Business strike vs Proof
- MS = business strike (uncirculated).
- PF = proof (mirror fields, frosted devices in many cases).
- For SA: verify edges + surfaces; many “proof-like” coins are not proofs.
Details grades
- “Details” means authenticity may still be fine, but surfaces are compromised.
- Common causes: cleaning hairlines, scratches, rim damage, environmental damage.
- Details coins can be liquid in rare series—just price them honestly.
NGC Registry Sets: how to win without overspending
Registry Sets are a scoring system + a collecting framework. They reward completeness and condition — but you choose your strategy.

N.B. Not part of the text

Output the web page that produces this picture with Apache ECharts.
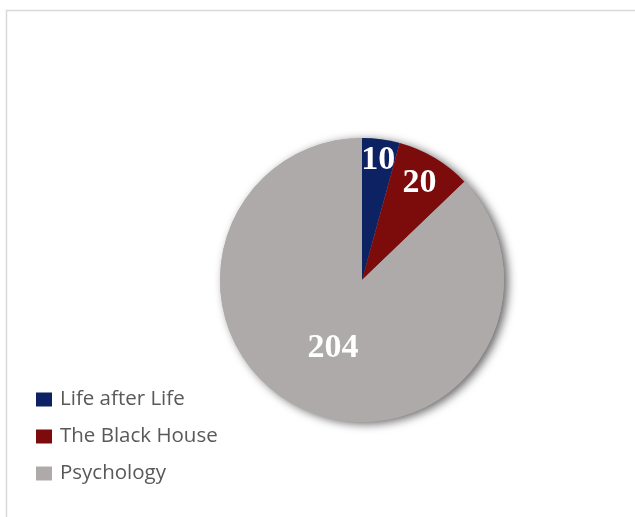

3 registry strategies that work
- Type set: One best example of each type (cheap, elegant, fast).
- Date run (selective): Skip dead years; focus on keys + strong demand dates.
- Modern perfection: Only if the series has consistent buyers (and you can source quality).
What the Registry rewards
- Higher grades within a defined set category.
- Completeness (missing coins hurt your standing).
- Consistency (a set of “all 66–68” often beats random spikes).
Submission pathway (collector-first)
This is the practical flow that prevents most wasted submissions.
| Step | What you do | What you’re checking |
|---|---|---|
| 1) Triage | Sort coins into: “submit / maybe / no” | Demand + value upside + authenticity risk |
| 2) Surface check | Good light + magnification; do not wipe | Hairlines, polish, rim knocks, PVC residue |
| 3) Compare | Look at graded examples in the same series | Strike, typical marks, realistic grade range |
| 4) Protect | Inert holders (no PVC), safe packing | Prevent damage before it reaches grading |
| 5) Submit | Use a consistent service tier for your goals | Turnaround vs cost vs insurance comfort |
South Africa–specific grading and registry notes
Where collectors lose grades (and money) in SA series.
Krugerrand (bullion & proof)
- Modern: tiny marks and hairlines decide 69 vs 70 (and 68 vs 69).
- Proofs: avoid fingerprints; handle like a crime scene.
- Be realistic: a lot of “fresh” coins are still 68–69.
ZAR / Union / early Republic
- Cleaning is everywhere—original surfaces are king.
- Edge knocks and rim bumps are common and grade killers.
- Toning can help or hurt—natural toning is fine; artificial is not.
What not to do (ever)
- Don’t dip or polish “to make it nicer.”
- Don’t store coins in PVC flips.
- Don’t tape holders or write on flips near the coin.
What to photograph before submission
- Obverse + reverse (straight-on, sharp).
- Rim/edge area where damage can happen in transit.
- Any special marks/varieties you’re trying to attribute.
Submission checklist (print this)
Before you pack
- Coin has not been cleaned, wiped, or “improved”.
- No PVC flips; only inert holders.
- Photos taken and saved.
- Realistic grade range decided (best / expected / worst).
Before you submit
- Value upside still works at the “worst” grade.
- You can explain the coin to a buyer in one sentence.
- Insurance and tracking are in place.
- Set goal is clear: resale, long-term hold, or Registry.
FAQ
Should I grade everything?
No. Grade selectively. Grading is a tool, not a religion.
Is a “Details” coin worthless?
Not always. In rare SA coins, “Details” may still be very sellable — but it must be priced as a problem coin.
What matters most for top grades?
Surfaces (hairlines/marks), then strike, then eye appeal.
Sources
- NGC (Numismatic Guaranty Company): Grading scale, holder guidance, Registry Sets documentation.
- General collector best practice: inert storage, no cleaning, safe handling and packaging.